Jonathan’s understated personality already invites underestimation by political adversaries. Ordinarily, this assessment of a politician who has just clinched the presidency ought to go down as a fatal miscalculation. But because his understated personality evidently does not mask any cast iron principles or keenly held ideas, he is all the more likely to be accurately adjudged as weak. Encouraged by this, special interests are sure to launch niggling nuisance assaults on his presidency in a bid to extract concessions from him. Indeed, extremist groups like Boko Haram will feel emboldened to continue their campaign of terror by what they will see as the president’s lack of resolve (not to mention the government’s lack of adequate armaments).

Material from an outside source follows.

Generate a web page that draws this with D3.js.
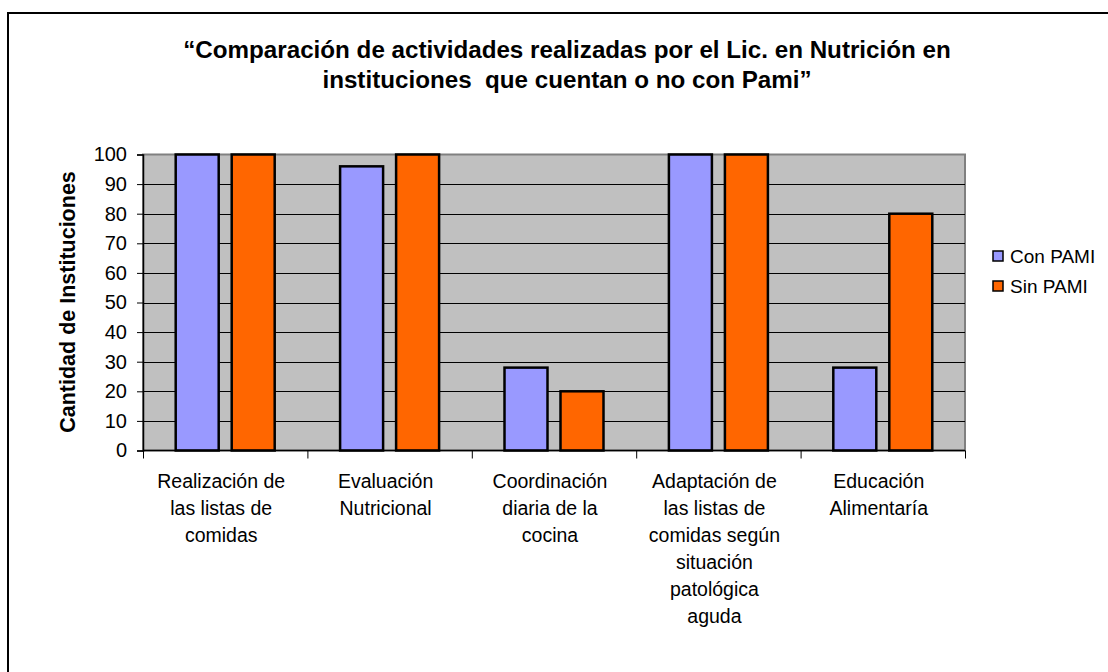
<!DOCTYPE html>
<html><head><meta charset="utf-8">
<script src="https://cdn.jsdelivr.net/npm/d3@7"></script>
<style>body{margin:0;background:#fff}svg{display:block}</style>
</head><body>
<svg id="c" width="1108" height="672"></svg>
<script>
const categories = [
  ["Realización de","las listas de","comidas"],
  ["Evaluación","Nutricional"],
  ["Coordinación","diaria de la","cocina"],
  ["Adaptación de","las listas de","comidas según","situación","patológica","aguda"],
  ["Educación","Alimentaría"]
];
const seriesNames = ["Con PAMI","Sin PAMI"];
const conPami = [100, 96, 28, 100, 28];
const sinPami = [100, 100, 20, 100, 80];
const colors = ["#9999FF","#FF6600"];
const yTicks = [0,10,20,30,40,50,60,70,80,90,100];
const titleLines = ["\u201cComparación de actividades realizadas por el Lic. en Nutrición en","instituciones  que cuentan o no con Pami\u201d"];
const yLabel = "Cantidad de Instituciones";

const svg = d3.select("#c");
const font = "Liberation Sans, Arial, sans-serif";
svg.append("rect").attr("x",8).attr("y",13).attr("width",1110).attr("height",670)
  .attr("fill","#fff").attr("stroke","#000").attr("stroke-width",2);

const L=143, R=965, T=154.5, B=450.5;
const idx = d3.range(categories.length);
const x0 = d3.scaleBand().domain(idx).range([L,R]).paddingInner(0).paddingOuter(0);
const y = d3.scaleLinear().domain([0,100]).range([B,T]);

svg.append("rect").attr("x",L).attr("y",T).attr("width",R-L).attr("height",B-T)
  .attr("fill","#C0C0C0").attr("stroke","#808080").attr("stroke-width",2);

svg.append("g").selectAll("line").data(yTicks.filter(d=>d>0 && d<100)).join("line")
  .attr("x1",L).attr("x2",R).attr("y1",d=>Math.round(y(d))+0.5).attr("y2",d=>Math.round(y(d))+0.5)
  .attr("stroke","#000").attr("stroke-width",1);

const barW = 43, gap = 13;
const series = [conPami, sinPami];
series.forEach((vals,s)=>{
  svg.append("g").selectAll("rect").data(vals).join("rect")
    .attr("x",(d,i)=>x0(i)+x0.bandwidth()/2 - (barW*2+gap)/2 + s*(barW+gap))
    .attr("y",d=>y(d)).attr("width",barW).attr("height",d=>B-y(d))
    .attr("fill",colors[s]).attr("stroke","#000").attr("stroke-width",2.5);
});

// axes
const yAxis = d3.axisLeft(y).tickValues(yTicks).tickSize(6).tickPadding(10);
const gy = svg.append("g").attr("transform",`translate(${L},0)`).call(yAxis);
gy.select(".domain").attr("stroke","#000").attr("stroke-width",1.5);
gy.selectAll(".tick line").attr("stroke","#000");
gy.selectAll("text").attr("font-family",font).attr("font-size",20).attr("fill","#000");

const xAxis = d3.axisBottom(d3.scaleLinear().domain([0,5]).range([L,R])).tickValues(d3.range(0,6)).tickSize(8).tickFormat("");
const gx = svg.append("g").attr("transform",`translate(0,${B})`).call(xAxis);
gx.select(".domain").attr("stroke","#000").attr("stroke-width",1.5).attr("d",`M${L},0H${R}`);
gx.selectAll(".tick line").attr("stroke","#000");

// category labels
categories.forEach((lines,i)=>{
  const t = svg.append("text").attr("text-anchor","middle").attr("font-family",font).attr("font-size",19.5).attr("fill","#000");
  lines.forEach((ln,j)=>{
    t.append("tspan").attr("x",x0(i)+x0.bandwidth()/2 - 4).attr("y",488+j*27).text(ln);
  });
});

// title
titleLines.forEach((ln,j)=>{
  svg.append("text").attr("x",567).attr("y",58+j*30).attr("text-anchor","middle")
    .style("white-space","pre")
    .attr("font-family",font).attr("font-size",24.2).attr("font-weight","bold").text(ln);
});

// y label
svg.append("text").attr("transform","translate(75,302) rotate(-90)").attr("text-anchor","middle")
  .attr("font-family",font).attr("font-size",21.5).attr("font-weight","bold").text(yLabel);

// legend
seriesNames.forEach((n,i)=>{
  const yy = 256 + i*30;
  svg.append("rect").attr("x",993).attr("y",yy-5).attr("width",10).attr("height",10)
    .attr("fill",colors[i]).attr("stroke","#000").attr("stroke-width",1.5);
  svg.append("text").attr("x",1010).attr("y",yy+7).attr("font-family",font).attr("font-size",19).text(n);
});
</script>
</body></html>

After the post-election violence in April, Jonathan gave one of his best speeches and among other sterling pronouncements, declared, “Nobody’s political ambition is worth the blood of any Nigerian.” But such lofty rhetoric has not been used to craft a new national security doctrine although it should have been obvious since the October 1, 2010 bombings in Abuja that our most urgent national security threat comes from non-state actors. 

All this predicts an embattled presidency besieged by ravenous lobbyists and assailed by cold-hearted opponents; one that will more often than not be on the defensive and more consumed with putting out fires rather than actually getting things done. Jonathan can prevent this quagmire by defining a set of minimum non-negotiable core values that will undergird his administration. These are the values which he must expend political capital to promote and by which he will consistently assert his leadership.  It is necessary but it will not be easy. The presidential virtues of strength and resolve can only be constructed on prior foundational convictions.

By electing Jonathan, it may be said that Nigerians voted for symbolic change, choosing the cosmetic novelty of the fedora hat over the tiresome familiarity of the Shagari cap. Whether Jonathan can transform the symbolism of his presidency into real systemic changes is another matter.